Sunday, February 16, 2014

Sky Crawlers

In general I don’t blog about movies except Miyazaki movies.  I’m going to blog about a movie today though because this one made me think about it for a while after I watched it. 

Sky Crawlers follows the lives of several people stationed at an airbase between the raids and battles they fight.  The base’s commanding officer (CO) is a woman named Kusanagi.  Kusanagi is unfriendly and fairly cold to everyone, including the newest ace pilot to be stationed at the base, a guy named Kannami.  Kusanagi also has a daughter at the base, who actually looks to be nearly her own age and is initially introduced as her sister.   As the movie progresses, Kusanagi even occasionally seems out and out insane, as she threatens to kill Kannami.  
Kannami is the newest fighter pilot to arrive at the base, and he’s essentially learning the ropes and meeting the other fighters and support staff.  Much of the movie involves the interactions between these people, while you’re trying to figure out what’s going on with the commanding officer.  There are several mysteries centered around Kusanagi, like whether she’s a Kildren, whether she personally killed Jinro (the pilot who was there before Kannami), why she has a child, why she apparently hates Kannami, etc. You also get to see some of the bigwigs planning battles and raids that the fighters will be sent on. 
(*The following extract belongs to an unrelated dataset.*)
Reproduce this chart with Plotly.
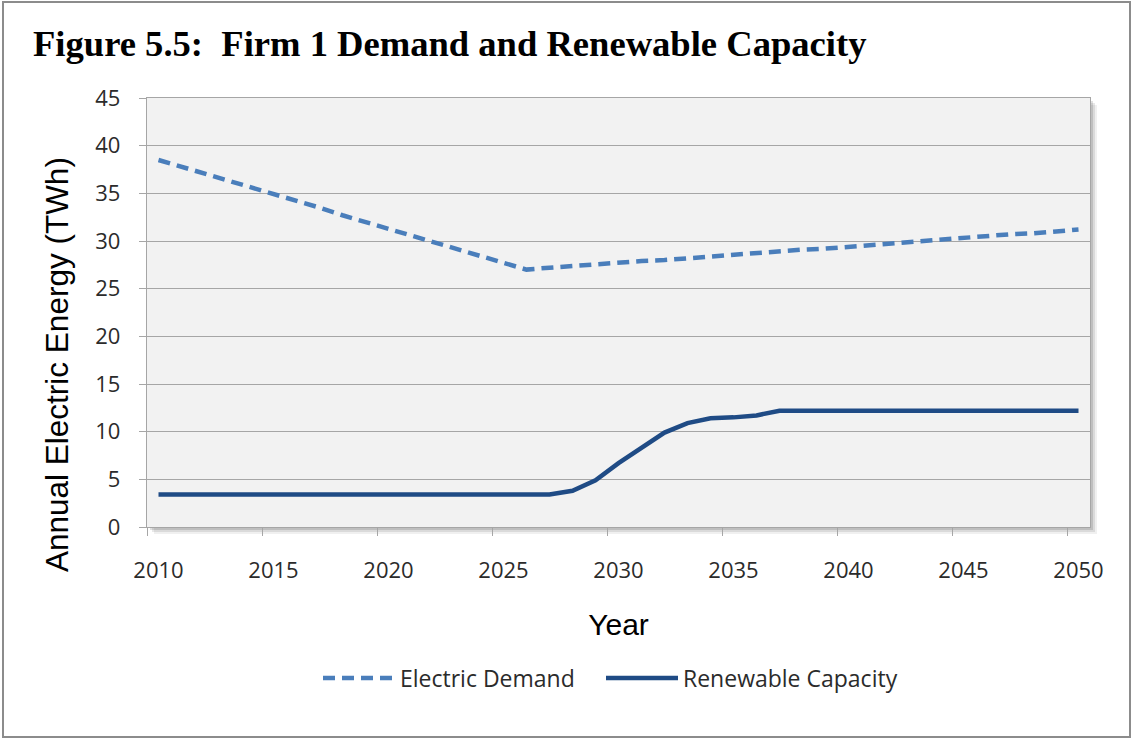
import plotly.graph_objects as go

# Annual series, 2010-2050
years = list(range(2010, 2051))

electric_demand = [
    38.5, 37.8, 37.1, 36.3, 35.6, 34.9, 34.2, 33.5, 32.7, 32.0,
    31.3, 30.6, 29.9, 29.1, 28.4, 27.7, 27.0, 27.2, 27.4, 27.5,
    27.7, 27.9, 28.0, 28.2, 28.4, 28.6, 28.7, 28.9, 29.1, 29.2,
    29.4, 29.6, 29.8, 29.9, 30.1, 30.3, 30.5, 30.7, 30.8, 31.0,
    31.2,
]

renewable_capacity = [
    3.4, 3.4, 3.4, 3.4, 3.4, 3.4, 3.4, 3.4, 3.4, 3.4,
    3.4, 3.4, 3.4, 3.4, 3.4, 3.4, 3.4, 3.4, 3.8, 4.9,
    6.7, 8.3, 9.9, 10.9, 11.4, 11.5, 11.7, 12.2, 12.2, 12.2,
    12.2, 12.2, 12.2, 12.2, 12.2, 12.2, 12.2, 12.2, 12.2, 12.2,
    12.2,
]

year_ticks = [2010, 2015, 2020, 2025, 2030, 2035, 2040, 2045, 2050]
y_ticks = [0, 5, 10, 15, 20, 25, 30, 35, 40, 45]

# Page and plot-area geometry (pixels)
W_PAGE, H_PAGE = 1133, 740
L, R, T, B = 147, 1090, 98, 527
PW, PH = R - L, B - T


def px_x(x):
    return (x - L) / PW


def px_y(y):
    return (B - y) / PH


TICK_FONT = dict(family="Open Sans, Lato, sans-serif", size=22, color="#2b2b2b")
LEGEND_FONT = dict(family="Open Sans, Lato, sans-serif", size=23, color="#2b2b2b")
GRID = "#A6A6A6"

fig = go.Figure()

fig.add_trace(go.Scatter(
    x=years, y=electric_demand, name="Electric Demand", mode="lines",
    line=dict(color="#4A7EBB", width=4.5, dash="12px,7px"),
    legend="legend",
))
fig.add_trace(go.Scatter(
    x=years, y=renewable_capacity, name="Renewable Capacity", mode="lines",
    line=dict(color="#1F4B85", width=4.5),
    legend="legend2",
))

shapes = []
# soft drop shadow on the right and bottom of the plot area
for off, alpha in [(7, 0.06), (5, 0.09), (3, 0.12)]:
    shapes.append(dict(
        type="rect", xref="paper", yref="paper", layer="below",
        x0=px_x(L + off), x1=px_x(R + off), y0=px_y(B + off), y1=px_y(T + off),
        fillcolor=f"rgba(0,0,0,{alpha})", line=dict(width=0),
    ))
# plot-area fill, laid over the shadow
shapes.append(dict(
    type="rect", xref="paper", yref="paper", layer="below",
    x0=0, x1=1, y0=0, y1=1,
    fillcolor="#F2F2F2", line=dict(width=0),
))
# outer frame of the figure
shapes.append(dict(
    type="rect", xref="paper", yref="paper", layer="above",
    x0=px_x(3), x1=px_x(1130), y0=px_y(737), y1=px_y(2),
    line=dict(color="#8C8C8C", width=2), fillcolor="rgba(0,0,0,0)",
))


def legend_box(left_px):
    return dict(
        orientation="h", xanchor="left", x=px_x(left_px),
        yanchor="middle", y=px_y(678),
        font=LEGEND_FONT, bgcolor="rgba(0,0,0,0)",
        itemwidth=72,
    )


fig.update_layout(
    width=W_PAGE, height=H_PAGE,
    margin=dict(l=L, r=W_PAGE - R, t=T, b=H_PAGE - B, autoexpand=False),
    paper_bgcolor="white",
    plot_bgcolor="rgba(0,0,0,0)",
    title=dict(
        text="<b>Figure 5.5:  Firm 1 Demand and Renewable Capacity</b>",
        font=dict(family="Liberation Serif, Times New Roman, serif", size=36.6, color="black"),
        xref="container", yref="container",
        x=33 / W_PAGE, xanchor="left",
        y=1 - 43 / H_PAGE, yanchor="middle",
    ),
    xaxis=dict(
        range=[2009.5, 2050.5],
        tickmode="array", tickvals=year_ticks,
        ticktext=[str(v) for v in year_ticks],
        ticks="", ticklabelstandoff=23,
        tickfont=TICK_FONT,
        showgrid=False, zeroline=False,
        showline=True, linecolor=GRID, linewidth=1.3, mirror=True,
        minor=dict(
            tickmode="array",
            tickvals=[v - 0.5 for v in year_ticks],
            ticks="outside", ticklen=8, tickcolor=GRID, tickwidth=1.3,
            showgrid=False,
        ),
        title=dict(
            text="Year",
            font=dict(family="Liberation Sans, Arial, sans-serif", size=30, color="black"),
            standoff=31,
        ),
    ),
    yaxis=dict(
        range=[0, 45],
        tickmode="array", tickvals=y_ticks,
        ticks="outside", ticklen=7, tickcolor=GRID, tickwidth=1.3,
        ticklabelstandoff=14,
        tickfont=TICK_FONT,
        showgrid=True, gridcolor=GRID, gridwidth=1.3,
        zeroline=False,
        showline=True, linecolor=GRID, linewidth=1.3, mirror=True,
    ),
    annotations=[dict(
        text="Annual Electric Energy (TWh)",
        textangle=-90,
        xref="paper", yref="paper",
        x=px_x(57), y=px_y(365), xanchor="center", yanchor="middle",
        showarrow=False,
        font=dict(family="Liberation Sans, Arial, sans-serif", size=31.5, color="black"),
    )],
    legend=legend_box(318),
    legend2=legend_box(601),
    shapes=shapes,
    showlegend=True,
)

fig.write_html("out.html")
Here’s the kicker and bottom line of the movie:  The fighter pilots are all clones, manufactured humans called Kildren, who are created to never age beyond their teens. The world is actually at peace, but because of people’s aggressive natures, private corporations hire out to fight battles using the Kildren.  It doesn’t matter to the bigwigs if the Kildren die, because they’re entirely replaceable.  Whenever one is killed in battle, his clone is commissioned and arrives at the base.  Kusanagi, the CO, is a Kildren and a fighter pilot, but she is apparently such a good fighter pilot that she’s the only Kildren who has lived long enough to see the same clones over again and figure out what's going on.  Plus she became pregnant and had a child.  The Kildren are not supposed to have children.  It seems that when that happened she was given the base to run.  The movie never says so, but her one-time CO was a normal human pilot called the Teacher, and she hates him and tries to shoot him down whenever possible, so you wonder if he is the father of her child.
The rumor around the base is that Kusanagi killed Kannami’s predecessor clone, Jinro, and it turns out she did, at his request.  Kusanagi learned the secret of the clones, including their reason for existence and the sum of their existence.  Now all she can do now is watch the same people arrive, and be killed and re-commissioned and arrive again.  Most clones don’t realize it because they are killed often enough and stationed at different enough bases not to run into the same person they knew before as a new clone very often.  Her daughter is essentially the only naturally born human on the base.  Kannami’s predecessor clone, Jinro,  and Kusanagi fell in love and Jinro asked Kusanagi to kill him to try to break the pattern that rules the lives of the Kildren, but that approach obviously didn’t work.

Freaky, huh?  On soooooooooo many levels.  For instance, that the bigwigs are keeping a war going by growing their own soldiers to continuously fight in it.  And the way they let you figure all this out is interesting.   Letting you get to see characteristics of the various pilots and then pilots are killed and their somewhat look-alike shows up with their same mannerisms.  The bottom line is kind of horrifying and disturbing, and makes you feel bad about thinking the CO was a nut-job all along.  
After Kannami and Kusanagi come to terms and start liking each other, he flies off to battle and is killed by the Teacher.  You get the feeling that any clone that begins to learn too much will come up against the Teacher and be eliminated, which probably also explains Kusanagi’s hatred of him.  The movie ends with Kannami’s replacement clone arriving at the base and being greeted by Kusanagi.  It’s not a comfortable or satisfying ending.  In fact the movie is disturbing enough to keep me thinking about various aspects of it for a long time after I watched it.  But the music is wonderful (by Kawai Kenji), and I do like anime that makes me think, so I suppose I’m glad I watched it.